— START OF Material for the task —

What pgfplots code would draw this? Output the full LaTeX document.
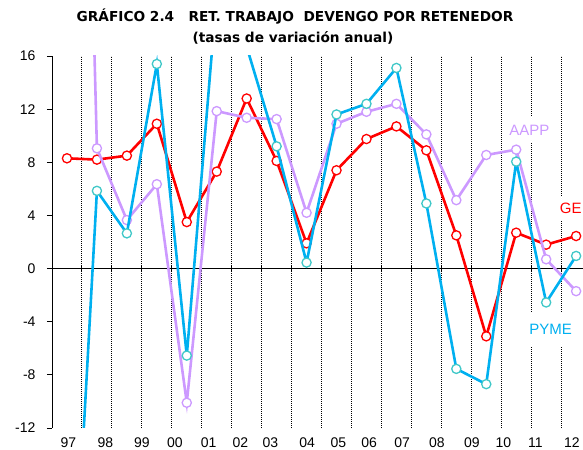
\documentclass[border=0pt]{standalone}
\usepackage{pgfplots}
\pgfplotsset{compat=1.18}
\usepackage{fontspec}
\setmainfont{Liberation Sans}
\newfontfamily\titlefont{DejaVu Sans}
\definecolor{geRed}{HTML}{FF0000}
\definecolor{pymeLine}{HTML}{00B0F0}
\definecolor{pymeMark}{HTML}{40C8C8}
\definecolor{aappCol}{HTML}{CC99FF}
\begin{document}
\begin{tikzpicture}
\begin{axis}[
  at={(0,0)}, anchor=south west,
  scale only axis, width=531.3bp, height=372bp,
  xmin=-0.5, xmax=17.24, ymin=-12, ymax=16,
  axis lines*=left,
  x axis line style={draw=none},
  y axis line style={black, line width=0.9bp},
  ytick={-12,-8,...,16},
  tick align=outside,
  major tick length=5bp,
  ytick style={black, line width=0.9bp},
  xtick={0.05,1.28,2.5,3.6,4.73,5.79,6.79,8.02,9.06,10.09,11.19,12.35,13.52,14.57,15.64,16.86},
  xticklabels={97,98,99,00,01,02,03,04,05,06,07,08,09,10,11,12},
  xtick style={draw=none},
  minor xtick={0.5,1.5,...,16.5},
  minor tick length=0pt,
  xminorgrids=true,
  minor x grid style={black, line width=1bp, dash pattern=on 1bp off 1bp},
  extra y ticks={0},
  extra y tick labels={},
  extra y tick style={grid=major, major grid style={black, line width=1bp}, tick style={draw=none}},
  /pgf/number format/assume math mode=true,
  ticklabel style={font=\fontsize{14bp}{16bp}\selectfont, text=black},
  yticklabel style={xshift=-8bp},
  xticklabel style={yshift=-1bp},
  clip marker paths=true,
  every axis plot/.append style={line width=2.6bp, mark=*, mark size=4.6bp},
]
\addplot[only marks, mark=|, mark size=3bp, black, line width=0.9bp, forget plot]
  coordinates {(0.5,0)(1.5,0)(2.5,0)(3.5,0)(4.5,0)(5.5,0)(6.5,0)(7.5,0)(8.5,0)(9.5,0)(10.5,0)(11.5,0)(12.5,0)(13.5,0)(14.5,0)(15.5,0)(16.5,0)};
% GE
\addplot[geRed, mark options={fill=white, draw=geRed, line width=1.3bp}] coordinates {
(0,8.3)(1,8.2)(2,8.5)(3,10.9)(4,3.5)(5,7.3)(6,12.8)(7,8.1)(8,1.9)(9,7.4)(10,9.75)(11,10.7)(12,8.9)(13,2.5)(14,-5.1)(15,2.7)(16,1.8)(17,2.45)};
% AAPP
\addplot[aappCol, mark options={fill=white, draw=aappCol, line width=1.3bp}] coordinates {
(0,96)(1,9.05)(2,3.65)(3,6.35)(4,-10.1)(5,11.85)(6,11.35)(7,11.25)(8,4.2)(9,10.9)(10,11.8)(11,12.4)(12,10.1)(13,5.15)(14,8.55)(15,8.95)(16,0.7)(17,-1.7)};
% PYME
\addplot[pymeLine, mark options={fill=white, draw=pymeMark, line width=1.3bp}] coordinates {
(0,-35)(1,5.85)(2,2.65)(3,15.4)(4,-6.55)(5,20.7)(6,16.7)(7,9.2)(8,0.45)(9,11.6)(10,12.4)(11,15.1)(12,4.9)(13,-7.55)(14,-8.7)(15,8.05)(16,-2.55)(17,0.95)};
\node[text=aappCol, fill=white, inner xsep=3bp, inner ysep=0pt, minimum height=26bp, font=\fontsize{15bp}{17bp}\selectfont] at (axis cs:15.44,10.43) {AAPP};
\node[text=geRed, fill=white, anchor=east, inner xsep=1.5bp, inner ysep=0pt, minimum height=25bp, font=\fontsize{15bp}{17bp}\selectfont] at (axis cs:17.24,4.5) {GE};
\node[text=pymeLine, fill=white, inner xsep=4bp, inner ysep=0pt, minimum height=34bp, font=\fontsize{15bp}{17bp}\selectfont] at (axis cs:16.15,-4.6) {PYME};
\end{axis}
\node[anchor=base, font=\titlefont\bfseries\fontsize{13.7bp}{16bp}\selectfont] at (243bp,406bp) {GRÁFICO 2.4\ \ \ RET. TRABAJO\ \ DEVENGO POR RETENEDOR};
\node[anchor=base, font=\titlefont\bfseries\fontsize{13.7bp}{16bp}\selectfont] at (241bp,385bp) {(tasas de variación anual)};
\pgfresetboundingbox
\path (-52bp,-22bp) rectangle (531bp,428bp);
\end{tikzpicture}
\end{document}
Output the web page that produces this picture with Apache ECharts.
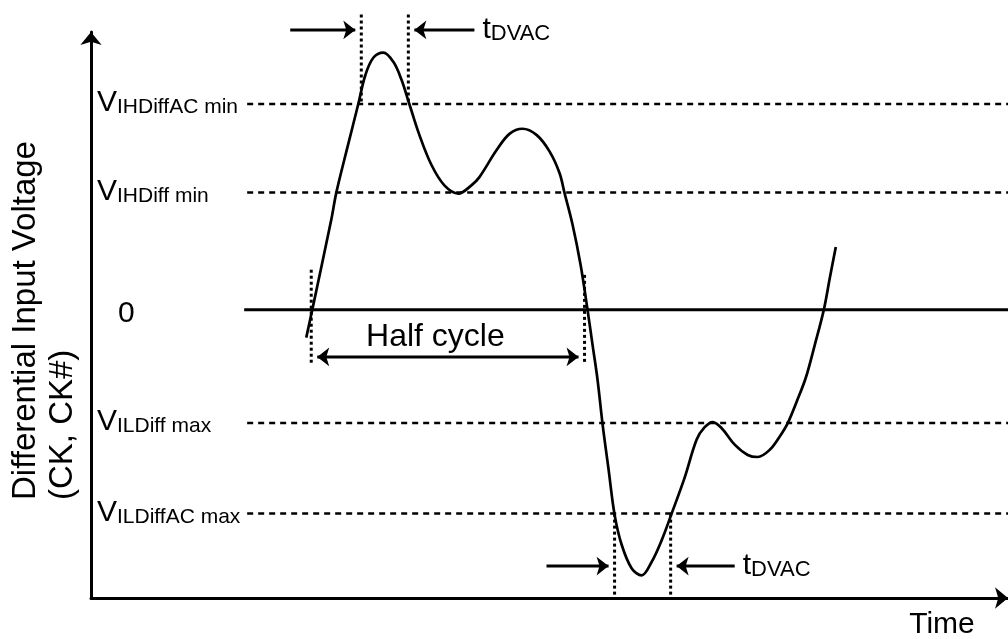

— END OF Material for the task —

Problem to work on »
Write out every line of the entries that holds the word "this".

Full output »
What pgfplots code would draw this? Output the full LaTeX document.
Output the web page that produces this picture with Apache ECharts.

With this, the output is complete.